Madoff est en cage. Mais des actions, entravées, voire au point mort, restent ouvertes au Luxembourg. (Photo: Jessica Theis)

Madoff est en cage. Mais des actions, entravées, voire au point mort, restent ouvertes au Luxembourg. (Photo: Jessica Theis)

150 ans de prison pour quelque 65 milliards de dollars engloutis: la peine de prison à laquelle le financier-escroc Bernard Madoff a été condamné est à l’image du gigantisme inédit de cette «affaire» qui a ébranlé tous les fondements de la finance mondiale. Selon le principe d’un mécanisme «cavalerie», les intérêts faramineux issus du fonds qu’il gérait et payés aux «premiers» investisseurs n’étaient, concrètement, financés que par les apports des derniers investisseurs. Le déclenchement de la crise financière, quelques mois plus tôt, avait provoqué l’effondrement du système lorsque ces investisseurs ont commencé à vouloir sortir de ce fonds. 

C’est le 12 décembre 2008 que Bernard Madoff a finalement été arrêté par le FBI, puis remis en liberté sous caution (10 millions de dollars), avec d’être finalement condamné, en juin 2009, à un siècle et demi de prison…

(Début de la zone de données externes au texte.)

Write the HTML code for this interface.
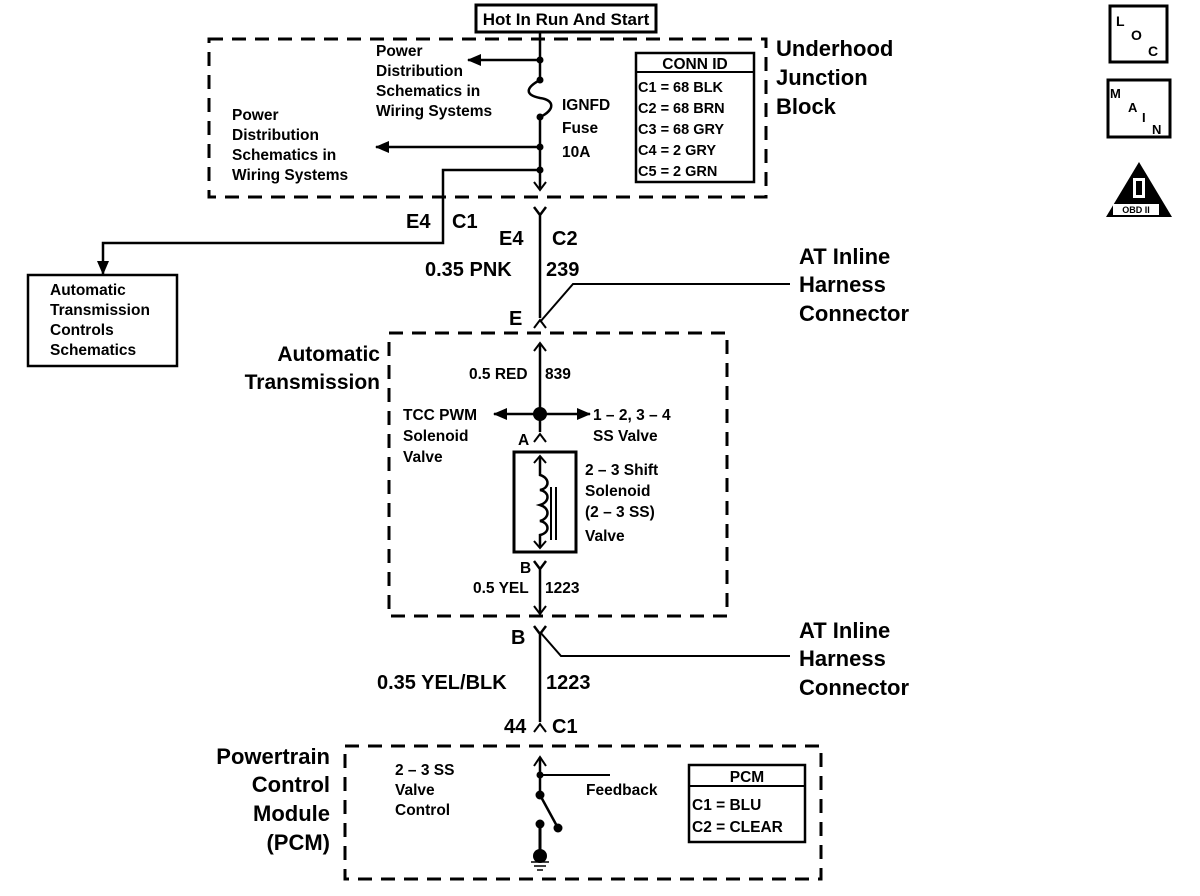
<!DOCTYPE html>
<html><head><meta charset="utf-8"><style>
html,body{margin:0;padding:0;background:#fff;}
svg{display:block;}
text{font-family:"Liberation Sans",Arial,sans-serif;fill:#000;font-weight:bold;}
.s{font-size:15.5px;}
.m{font-size:17px;}
.L{font-size:22px;}
</style></head><body>
<svg width="1200" height="896" viewBox="0 0 1200 896" xmlns="http://www.w3.org/2000/svg">
<defs>
<marker id="ah" markerWidth="14" markerHeight="12" refX="13" refY="6" orient="auto" markerUnits="userSpaceOnUse"><path d="M0,0 L14,6 L0,12 z" fill="#000"/></marker>
</defs>
<g fill="none" stroke="#000">
<rect x="476" y="5" width="180" height="27" stroke-width="3"/>
<rect x="209" y="39" width="557" height="158" stroke-width="3" stroke-dasharray="14,9"/>
<rect x="389" y="333" width="338" height="283" stroke-width="3" stroke-dasharray="14,9"/>
<rect x="345" y="746" width="476" height="133" stroke-width="3" stroke-dasharray="14,9"/>
<path d="M540,32 V80" stroke-width="2.5"/>
<path d="M540,80 C525,88 525,95 540,98 C555,100 555,110 540,117" stroke-width="2.5"/>
<path d="M540,117 V188" stroke-width="2.5"/>
<path d="M534,182 L540,190 L546,182" stroke-width="2"/>
<path d="M540,60 H468" stroke-width="2.5" marker-end="url(#ah)"/>
<path d="M540,147 H376" stroke-width="2.5" marker-end="url(#ah)"/>
<path d="M540,170 H443 V243 H103 V274" stroke-width="2.5" marker-end="url(#ah)"/>
<rect x="636" y="53" width="118" height="129" stroke-width="2.5"/>
<path d="M636,72 H754" stroke-width="2"/>
<path d="M534,207 L540,215 L546,207 M540,215 V318" stroke-width="2.5"/>
<path d="M534,328 L540,320 L546,328" stroke-width="2"/>
<path d="M540,322 L573,284 H790" stroke-width="2"/>
<rect x="28" y="275" width="149" height="91" stroke-width="2.5"/>
<path d="M540,343 V432" stroke-width="2.5"/>
<path d="M534,351 L540,343 L546,351" stroke-width="2"/>
<path d="M540,414 H494" stroke-width="2.5" marker-end="url(#ah)"/>
<path d="M540,414 H590" stroke-width="2.5" marker-end="url(#ah)"/>
<path d="M534,442 L540,434 L546,442" stroke-width="2"/>
<rect x="514" y="452" width="62" height="100" stroke-width="3"/>
<path d="M540,456 V475 C550,478 550,488 540,490 C550,492 550,502 540,505 C550,508 550,518 540,521 C550,523 550,533 540,535 V548" stroke-width="2.5"/>
<path d="M534,463 L540,456 L546,463 M534,541 L540,548 L546,541" stroke-width="2"/>
<path d="M551,487 V540 M556,487 V540" stroke-width="2"/>
<path d="M534,561 L540,569 L546,561 M540,569 V614" stroke-width="2.5"/>
<path d="M534,606 L540,614 L546,606" stroke-width="2"/>
<path d="M534,626 L540,634 L546,626 M540,634 V722" stroke-width="2.5"/>
<path d="M540,632 L561,656 H790" stroke-width="2"/>
<path d="M534,732 L540,724 L546,732" stroke-width="2"/>
<path d="M540,757 V795 L558,828" stroke-width="2.5"/>
<path d="M534,766 L540,757 L546,766" stroke-width="2"/>
<path d="M540,775 H610" stroke-width="2"/>
<path d="M540,824 V856" stroke-width="3"/>
<path d="M531,862 H549 M534,866 H546 M537,870 H543" stroke-width="1.5"/>
<rect x="689" y="765" width="116" height="77" stroke-width="2.5"/>
<path d="M689,786 H805" stroke-width="2"/>
<rect x="1110" y="6" width="57" height="56" stroke-width="3"/>
<rect x="1108" y="80" width="62" height="57" stroke-width="3"/>
</g>
<g fill="#000">
<circle cx="540" cy="60" r="3.5"/><circle cx="540" cy="80" r="3.5"/><circle cx="540" cy="117" r="3.5"/><circle cx="540" cy="147" r="3.5"/><circle cx="540" cy="170" r="3.5"/>
<circle cx="540" cy="414" r="7"/>
<circle cx="540" cy="775" r="3.5"/><circle cx="540" cy="795" r="4.5"/><circle cx="558" cy="828" r="4.5"/><circle cx="540" cy="824" r="4.5"/><circle cx="540" cy="856" r="7"/>
<path d="M1139,162 L1172,217 L1106,217 z"/>
</g>
<rect x="1113" y="204" width="46" height="11" fill="#fff"/>
<rect x="1133" y="178" width="12" height="20" fill="#fff"/>
<rect x="1136" y="181" width="6" height="14" fill="#000"/>
<text x="1136" y="213" text-anchor="middle" style="font-size:9px">OBD II</text>

<text x="566" y="25" class="m" text-anchor="middle">Hot In Run And Start</text>
<text class="s" x="376" y="56">Power</text>
<text class="s" x="376" y="76">Distribution</text>
<text class="s" x="376" y="96">Schematics in</text>
<text class="s" x="376" y="116">Wiring Systems</text>
<text class="s" x="232" y="120">Power</text>
<text class="s" x="232" y="140">Distribution</text>
<text class="s" x="232" y="160">Schematics in</text>
<text class="s" x="232" y="180">Wiring Systems</text>
<text class="s" x="562" y="110">IGNFD</text>
<text class="s" x="562" y="133">Fuse</text>
<text class="s" x="562" y="157">10A</text>
<text class="s" x="695" y="69" text-anchor="middle">CONN ID</text>
<text class="s" x="638" y="92" style="font-size:14.5px">C1 = 68 BLK</text>
<text class="s" x="638" y="113" style="font-size:14.5px">C2 = 68 BRN</text>
<text class="s" x="638" y="134" style="font-size:14.5px">C3 = 68 GRY</text>
<text class="s" x="638" y="155" style="font-size:14.5px">C4 =  2 GRY</text>
<text class="s" x="638" y="176" style="font-size:14.5px">C5 =  2 GRN</text>
<text class="L" x="776" y="56">Underhood</text>
<text class="L" x="776" y="85">Junction</text>
<text class="L" x="776" y="114">Block</text>
<text x="406" y="228" style="font-size:20px">E4</text>
<text x="452" y="228" style="font-size:20px">C1</text>
<text x="499" y="245" style="font-size:20px">E4</text>
<text x="552" y="245" style="font-size:20px">C2</text>
<text x="425" y="276" style="font-size:20px">0.35 PNK</text>
<text x="546" y="276" style="font-size:20px">239</text>
<text x="509" y="325" style="font-size:20px">E</text>
<text class="L" x="799" y="264">AT Inline</text>
<text class="L" x="799" y="292">Harness</text>
<text class="L" x="799" y="321">Connector</text>
<text class="s" x="50" y="295">Automatic</text>
<text class="s" x="50" y="315">Transmission</text>
<text class="s" x="50" y="335">Controls</text>
<text class="s" x="50" y="355">Schematics</text>
<text class="L" x="380" y="361" text-anchor="end" style="font-size:21px">Automatic</text>
<text class="L" x="380" y="389" text-anchor="end" style="font-size:21px">Transmission</text>
<text class="s" x="469" y="379">0.5 RED</text>
<text class="s" x="545" y="379">839</text>
<text class="s" x="403" y="420">TCC PWM</text>
<text class="s" x="403" y="441">Solenoid</text>
<text class="s" x="403" y="462">Valve</text>
<text class="s" x="593" y="420">1 – 2, 3 – 4</text>
<text class="s" x="593" y="441">SS Valve</text>
<text class="s" x="518" y="445">A</text>
<text class="s" x="585" y="475">2 – 3 Shift</text>
<text class="s" x="585" y="496">Solenoid</text>
<text class="s" x="585" y="517">(2 – 3 SS)</text>
<text class="s" x="585" y="541">Valve</text>
<text class="s" x="520" y="573">B</text>
<text class="s" x="473" y="593">0.5 YEL</text>
<text class="s" x="545" y="593">1223</text>
<text x="511" y="644" style="font-size:20px">B</text>
<text class="L" x="799" y="638">AT Inline</text>
<text class="L" x="799" y="666">Harness</text>
<text class="L" x="799" y="695">Connector</text>
<text x="377" y="689" style="font-size:20px">0.35 YEL/BLK</text>
<text x="546" y="689" style="font-size:20px">1223</text>
<text x="504" y="733" style="font-size:20px">44</text>
<text x="552" y="733" style="font-size:20px">C1</text>
<text class="L" x="330" y="764" text-anchor="end">Powertrain</text>
<text class="L" x="330" y="792" text-anchor="end">Control</text>
<text class="L" x="330" y="821" text-anchor="end">Module</text>
<text class="L" x="330" y="850" text-anchor="end">(PCM)</text>
<text class="s" x="395" y="775">2 – 3 SS</text>
<text class="s" x="395" y="795">Valve</text>
<text class="s" x="395" y="815">Control</text>
<text class="s" x="586" y="795">Feedback</text>
<text class="s" x="747" y="782" text-anchor="middle">PCM</text>
<text class="s" x="692" y="810">C1 = BLU</text>
<text class="s" x="692" y="832">C2 = CLEAR</text>
<text x="1116" y="26" style="font-size:14px">L</text>
<text x="1131" y="40" style="font-size:14px">O</text>
<text x="1148" y="56" style="font-size:14px">C</text>
<text x="1110" y="98" style="font-size:13px">M</text>
<text x="1128" y="112" style="font-size:13px">A</text>
<text x="1142" y="122" style="font-size:13px">I</text>
<text x="1152" y="134" style="font-size:13px">N</text>
</svg>
</body></html>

Depuis cinq ans, une longue et complexe procédure judiciaire est en cours, mais elle n’avance plus beaucoup. Au Luxembourg, concrètement, depuis l’été 2012, c’est même le blocage complet pour une bonne partie des procès au civil intentés par les liquidateurs des fonds d’investissement (ayant été placés dans les sociétés de l’escroc Bernard Madoff), contre la banque dépositaire UBS et les différents acteurs (notamment les deux sociétés de gestion Luxalpha et Luxinvest, mais aussi des administrateurs et des réviseurs et même la CSSF) qui ont rendu possible la fraude, bien qu’ils s’en défendent.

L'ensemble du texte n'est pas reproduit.